Harina P.A.N

                                          *Volcán Cotopaxi desde mi ventana.

Lo admito. Lo primero que busqué en el supermercado fue la harina P.A.N. Dos dólares con 20 centavos. Ahí estaba. Arrimada en un rincón entre tantos competidores. Mi esposa, la cabeza fría de esta relación, me dijo: "ni se te ocurra tomar una foto". Pero lo hice. Lo hice desde la rabia y el dolor. Desde el saber que hace años este producto no se consigue tan fácil en Venezuela. En ese momento, me convertí en el cliché inmigrante. En la historia que todos esbozamos cuando pisamos otra tierra. 

Cuando nos sentimos identificados entre diferentes modismos y otra cultura. Cuando evocamos esa arepa con queso amarillo y mantequilla chorreante que nos preparaba la abuela. 

Sí, la "famosa" diáspora. 

Enviada la imagen por mensajería de texto a mi mamá, y con mensaje de vuelta que me recomendaba no comer tantas arepas porque "te pondrás más gordo", y además, "está muy cara la harina". Levanté la vista y amplié mi visión. Comida. Mucha comida. Mis casi 100 kilos de peso -y sobrepeso- no son el perfecto ejemplo de una persona pasando hambre. Lo interesante de esta visión era la facilidad con que los productos iban y venían entre los compradores. La libertad de sentirte a tus expensas de gastar lo que quieras gastar, cuando lo quieras gastar y como lo quieras gastar. Un supermercado como la representación de todo lo que se perdió por los predios que vieron nacer a Bolívar. 

La libertad. 

Una libertad amorfa. Una libertad que te deja ir, pero con consecuencias. Una libertad que te deja opinar, pero con consecuencias. Una libertad que te deja comer, pero con consecuencias. Una libertad que es como es, pero con las consecuencias más agravadas del mundo. Así es moverte a tus anchas pero con la condición de que seas responsables de tus acciones. En Venezuela, vivimos eso con intensidad. 

Mucha, tal vez. 

Ponemos todo en perspectiva. Para unos, es no adaptarse. Para otros, es caminar con paso firme al saber que muchas de las curvas que te lance la vida, ya las bateaste fuera del parque en tu país. Cada quien forjándose el mejor camino. Cada quien asumiendo sus miedos y esperanzas de la mejor manera. Lo importante es no fastidiar. Recuerden eso: no fastidies, para que no hagan lo mismo contigo. 

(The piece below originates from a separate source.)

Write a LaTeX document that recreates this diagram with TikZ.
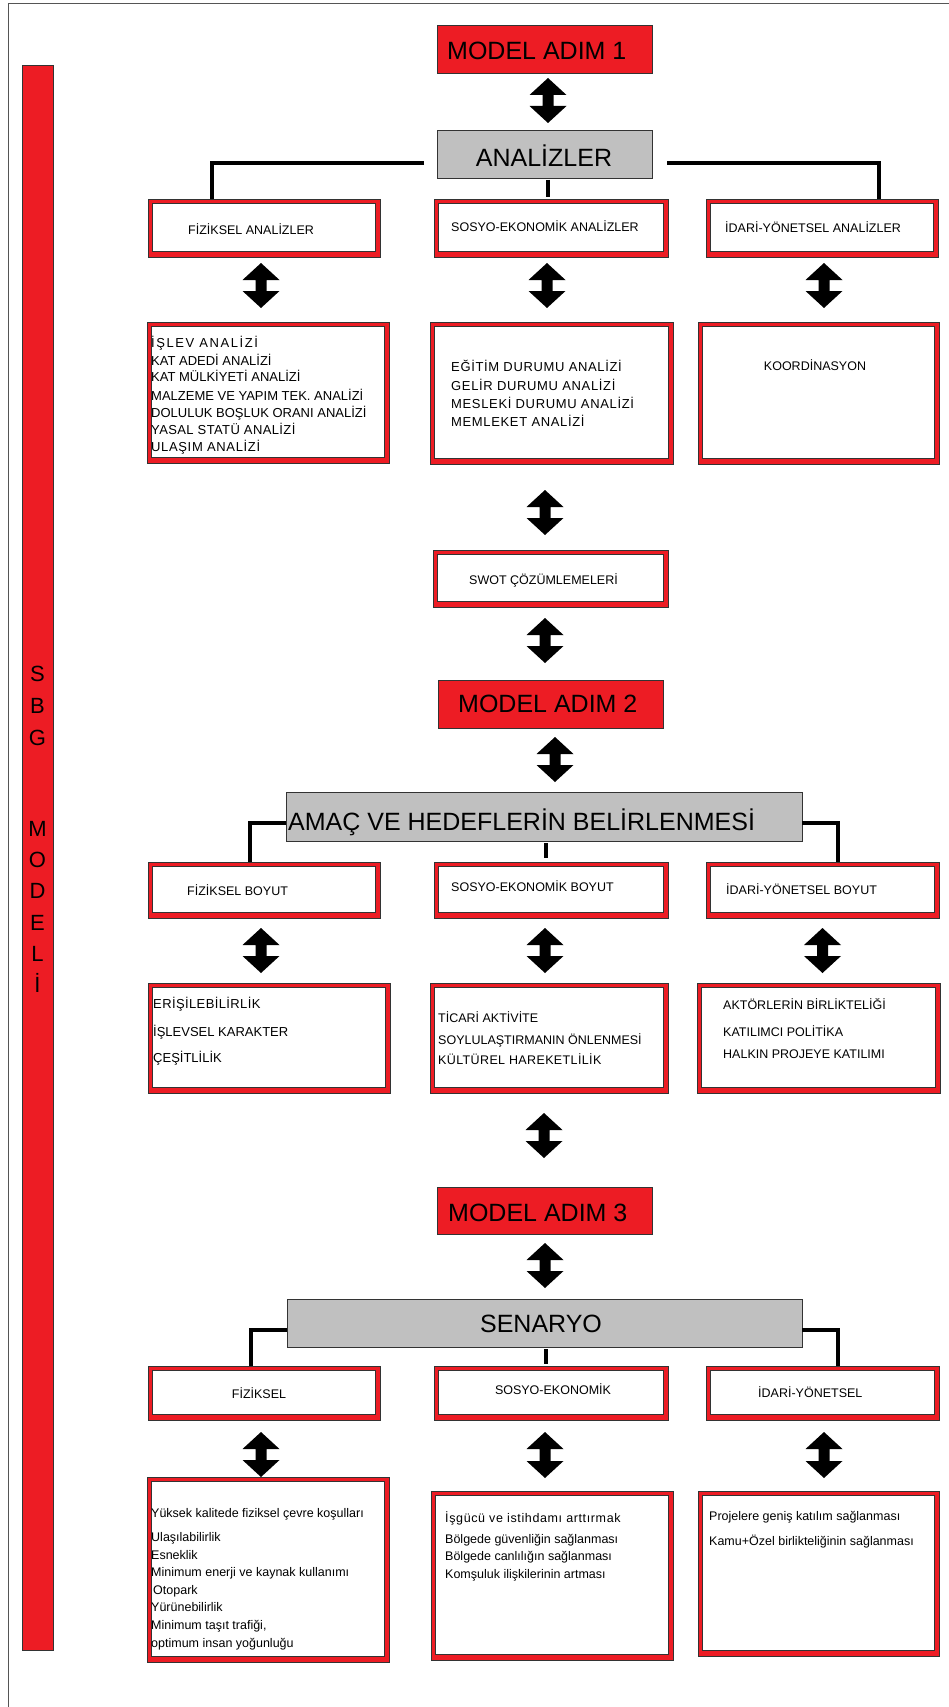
\documentclass[tikz,border=0pt]{standalone}
\usepackage{fontspec}
\setmainfont{Liberation Sans}
\usetikzlibrary{calc}
\definecolor{rd}{HTML}{ED1C24}
\definecolor{dk}{HTML}{333333}
\definecolor{gr}{HTML}{C0C0C0}
\definecolor{fr}{HTML}{555555}
\tikzset{
  redbox/.style={draw=dk, line width=0.8pt, fill=rd, inner sep=0, outer sep=0},
  graybox/.style={draw=dk, line width=0.8pt, fill=gr, inner sep=0, outer sep=0},
  dblout/.style={draw=dk, line width=0.8pt, fill=rd, inner sep=0, outer sep=0},
  tree/.style={line width=4.5pt, black},
  sm/.style={font=\fontsize{12.5}{15}\selectfont, inner sep=0, anchor=base west},
  smb/.style={font=\fontsize{13}{15}\selectfont, inner sep=0, anchor=base west},
  smc/.style={font=\fontsize{12.5}{15}\selectfont, inner sep=0, anchor=base},
  ttl/.style={font=\fontsize{25}{30}\selectfont, inner sep=0, anchor=base west},
  ttlc/.style={font=\fontsize{25}{30}\selectfont, inner sep=0, anchor=base},
  barletter/.style={font=\fontsize{22}{26}\selectfont, inner sep=0, anchor=base},
}
\newcommand\pbox[6]{\node[#2, minimum width={#5-#3}, minimum height={#6-#4}] (#1) at ({(#3+#5)/2},{(#4+#6)/2}) {};}
\newcommand\dbox[5]{%
  \node[dblout, minimum width={#4-#2}, minimum height={#5-#3}] (#1) at ({(#2+#4)/2},{(#3+#5)/2}) {};
  \draw[dk, line width=0.8pt, fill=white] ($(#1.north west)+(4,4)$) rectangle ($(#1.south east)+(-5,-6)$);}
\newcommand\darr[2]{\fill[black] let \p1=#1, \p2=#2 in
  (\x1,\y1) -- (\x1+18.5pt,\y1-17pt) -- (\x1+5.5pt,\y1-17pt) -- (\x1+5.5pt,\y2+17pt) -- (\x1+18.5pt,\y2+17pt)
  -- (\x1,\y2) -- (\x1-18.5pt,\y2+17pt) -- (\x1-5.5pt,\y2+17pt) -- (\x1-5.5pt,\y1-17pt) -- (\x1-18.5pt,\y1-17pt) -- cycle;}
\newcommand\lsp[2]{{\addfontfeatures{LetterSpace=#1}#2}}
\begin{document}
\begin{tikzpicture}[x=1pt, y=-1pt]
\useasboundingbox (0,0) rectangle (949,1707);
\fill[white] (0,0) rectangle (949,1707);
% frame
\draw[fr, line width=1pt] (8,1720) -- (8,4) -- (960,4);
% side bar
\pbox{sbg}{redbox}{22}{65}{53}{1650}
\node[barletter] (l1) at (37.5,681) {S};
\node[barletter] (l2) at (37.5,713) {B};
\node[barletter] (l3) at (37.5,745) {G};
\node[barletter] (l4) at (37.5,836) {M};
\node[barletter] (l5) at (37.5,867) {O};
\node[barletter] (l6) at (37.5,898) {D};
\node[barletter] (l7) at (37.5,930) {E};
\node[barletter] (l8) at (37.5,961) {L};
\node[barletter] (l9) at (37.5,992) {İ};
% boxes
\pbox{m1}{redbox}{437}{25}{652}{73}
\pbox{an}{graybox}{437}{130}{652}{178}
\dbox{r1a}{148}{199}{380}{257}
\dbox{r1b}{434}{199}{668}{257}
\dbox{r1c}{706}{199}{938}{257}
\dbox{r2a}{147}{322}{389}{463}
\dbox{r2b}{430}{322}{673}{464}
\dbox{r2c}{698}{322}{939}{464}
\dbox{swot}{433}{550}{668}{607}
\pbox{m2}{redbox}{438}{680}{663}{728}
\pbox{am}{graybox}{286}{792}{802}{841}
\dbox{r3a}{148}{862}{380}{918}
\dbox{r3b}{434}{862}{668}{918}
\dbox{r3c}{706}{862}{939}{918}
\dbox{r4a}{148}{983}{390}{1093}
\dbox{r4b}{430}{983}{668}{1093}
\dbox{r4c}{697}{983}{940}{1093}
\pbox{m3}{redbox}{437}{1187}{652}{1234}
\pbox{sen}{graybox}{287}{1299}{802}{1347}
\dbox{r5a}{148}{1366}{380}{1420}
\dbox{r5b}{434}{1366}{668}{1420}
\dbox{r5c}{706}{1366}{939}{1420}
\dbox{r6a}{147}{1477}{389}{1662}
\dbox{r6b}{431}{1491}{673}{1660}
\dbox{r6c}{698}{1491}{939}{1656}
% tree connectors
\draw[tree] ($(an.west)+(-13,9)$) -| ($(r1a.north)+(-52,0)$);
\draw[tree] ($(an.east)+(15,9)$) -| ($(r1c.north)+(57,0)$);
\draw[tree] ($(an.south)+(3.5,2)$) -- ($(r1b.north)+(-3,-2)$);
\draw[tree] ($(am.west)+(0,6.5)$) -| ($(r3a.north)+(-14,0)$);
\draw[tree] ($(am.east)+(0,6.5)$) -| ($(r3c.north)+(15.5,0)$);
\draw[tree] ($(am.south)+(2,2)$) -- ($(r3b.north)+(-5,-4)$);
\draw[tree] ($(sen.west)+(0,7)$) -| ($(r5a.north)+(-13,0)$);
\draw[tree] ($(sen.east)+(0,7)$) -| ($(r5c.north)+(15.5,0)$);
\draw[tree] ($(sen.south)+(1.5,2)$) -- ($(r5b.north)+(-5,-2)$);
% block arrows
\darr{($(m1.south)+(3.5,5)$)}{($(an.north)+(3.5,-7)$)}
\darr{($(r1a.south)+(-3,6)$)}{($(r2a.north)+(0,-14)$)}
\darr{($(r1b.south)+(-4,6)$)}{($(r2b.north)+(0,-14)$)}
\darr{($(r1c.south)+(2,6)$)}{($(r2c.north)+(0,-14)$)}
\darr{($(r2b.south)+(-6.5,26)$)}{($(swot.north)+(0,-15)$)}
\darr{($(swot.south)+(-5.5,11)$)}{($(m2.north)+(0,-17)$)}
\darr{($(m2.south)+(4.5,9)$)}{($(am.north)+(0,-10)$)}
\darr{($(r3a.south)+(-3,10)$)}{($(r4a.north)+(0,-10)$)}
\darr{($(r3b.south)+(-6,10)$)}{($(r4b.north)+(0,-10)$)}
\darr{($(r3c.south)+(0,10)$)}{($(r4c.north)+(0,-10)$)}
\darr{($(r4b.south)+(-5,20)$)}{($(m3.north)+(0,-29)$)}
\darr{($(m3.south)+(0.5,9)$)}{($(sen.north)+(0,-11)$)}
\darr{($(r5a.south)+(-3,12)$)}{($(r6a.north)+(0,0)$)}
\darr{($(r5b.south)+(-6,12)$)}{($(r6b.north)+(0,-13)$)}
\darr{($(r5c.south)+(1.5,12)$)}{($(r6c.north)+(0,-13)$)}
% titles
\node[ttl] (tm1) at (447,60) {MODEL ADIM 1};
\node[ttlc] (tan) at (544,167) {ANALİZLER};
\node[ttl] (tm2) at (458,712) {MODEL ADIM 2};
\node[ttl] (tam) at (288,830) {AMAÇ VE HEDEFLERİN BELİRLENMESİ};
\node[ttl] (tm3) at (448,1221) {MODEL ADIM 3};
\node[ttlc] (tsen) at (541,1332) {SENARYO};
% row 1
\node[sm] (t1a) at (188,234.5) {FİZİKSEL ANALİZLER};
\node[sm] (t1b) at (451,231.5) {SOSYO-EKONOMİK ANALİZLER};
\node[sm] (t1c) at (725,232.5) {İDARİ-YÖNETSEL ANALİZLER};
% row 2
\node[smb] (t2a1) at (151,347.5) {\lsp{12}{İŞLEV ANALİZİ}};
\node[smb] (t2a2) at (151,365.5) {KAT ADEDİ ANALİZİ};
\node[smb] (t2a3) at (151,381.5) {KAT MÜLKİYETİ ANALİZİ};
\node[smb] (t2a4) at (151,400.5) {MALZEME VE YAPIM TEK. ANALİZİ};
\node[smb] (t2a5) at (151,417.5) {DOLULUK BOŞLUK ORANI ANALİZİ};
\node[smb] (t2a6) at (151,434.5) {\lsp{3}{YASAL STATÜ ANALİZİ}};
\node[smb] (t2a7) at (151,451.5) {\lsp{5}{ULAŞIM ANALİZİ}};
\node[smb] (t2b1) at (451,371.5) {\lsp{5}{EĞİTİM DURUMU ANALİZİ}};
\node[smb] (t2b2) at (451,390.5) {\lsp{5}{GELİR DURUMU ANALİZİ}};
\node[smb] (t2b3) at (451,408.5) {\lsp{5}{MESLEKİ DURUMU ANALİZİ}};
\node[smb] (t2b4) at (451,426.5) {\lsp{5}{MEMLEKET ANALİZİ}};
\node[smc] (t2c1) at (815,370.5) {KOORDİNASYON};
% swot
\node[smc] (tsw) at (543.5,584.5) {SWOT ÇÖZÜMLEMELERİ};
% row 3
\node[sm] (t3a) at (187,895.5) {FİZİKSEL BOYUT};
\node[sm] (t3b) at (451,891.5) {SOSYO-EKONOMİK BOYUT};
\node[sm] (t3c) at (726,894.5) {İDARİ-YÖNETSEL BOYUT};
% row 4
\node[smb] (t4a1) at (153,1008) {\lsp{3}{ERİŞİLEBİLİRLİK}};
\node[smb] (t4a2) at (153,1036.5) {İŞLEVSEL KARAKTER};
\node[smb] (t4a3) at (153,1062.5) {ÇEŞİTLİLİK};
\node[sm] (t4b1) at (438,1022.5) {TİCARİ AKTİVİTE};
\node[sm] (t4b2) at (438,1044.5) {SOYLULAŞTIRMANIN ÖNLENMESİ};
\node[sm] (t4b3) at (438,1064.5) {\lsp{3}{KÜLTÜREL HAREKETLİLİK}};
\node[sm] (t4c1) at (723,1009.5) {AKTÖRLERİN BİRLİKTELİĞİ};
\node[sm] (t4c2) at (723,1036.5) {KATILIMCI POLİTİKA};
\node[sm] (t4c3) at (723,1058.5) {HALKIN PROJEYE KATILIMI};
% row 5
\node[smc] (t5a) at (259,1398.5) {FİZİKSEL};
\node[smc] (t5b) at (553,1394.5) {SOSYO-EKONOMİK};
\node[sm] (t5c) at (758,1397.5) {İDARİ-YÖNETSEL};
% row 6
\node[sm] (t6a1) at (151,1517.5) {Yüksek kalitede fiziksel çevre koşulları};
\node[sm] (t6a2) at (151,1541.5) {Ulaşılabilirlik};
\node[sm] (t6a3) at (151,1559.5) {Esneklik};
\node[sm] (t6a4) at (151,1576.5) {Minimum enerji ve kaynak kullanımı};
\node[sm] (t6a5) at (153,1594.5) {Otopark};
\node[sm] (t6a6) at (151,1611.5) {Yürünebilirlik};
\node[sm] (t6a7) at (151,1629.5) {Minimum taşıt trafiği,};
\node[sm] (t6a8) at (151,1647.5) {optimum insan yoğunluğu};
\node[sm] (t6b1) at (445,1522.5) {\lsp{5}{İşgücü ve istihdamı arttırmak}};
\node[sm] (t6b2) at (445,1543.5) {Bölgede güvenliğin sağlanması};
\node[sm] (t6b3) at (445,1560.5) {Bölgede canlılığın sağlanması};
\node[sm] (t6b4) at (445,1578.5) {Komşuluk ilişkilerinin artması};
\node[sm] (t6c1) at (709,1520.5) {Projelere geniş katılım sağlanması};
\node[sm] (t6c2) at (709,1545.5) {Kamu+Özel birlikteliğinin sağlanması};
\end{tikzpicture}
\end{document}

El supermercado podrá evocar muchas tristezas. Pero date cuenta que tienes mazorcas del tamaño de un bate para niños -no exagero-, hallaquitas (humitas) dulces recién hervidas, vegetales y frutas que te sonríen, y todo un mundo por delante. Un mundo que te pide a gritos: no vivas de la nostalgia. Mientras tanto, Quito te recibe con muchos volcanes, colinas interminables, fríos sorprendentes y una calidad humana que creías perdida. Una ciudad, que como todas, tiene dos caras. Muchas realidades. Y un abanico que tu abrirás o cerrarás, dependiendo de tus ganas. 

Sí, el supermercado como metáfora. Como la capacidad que tenemos de adaptarnos y escoger qué queremos. Una mejor visión de la libertad.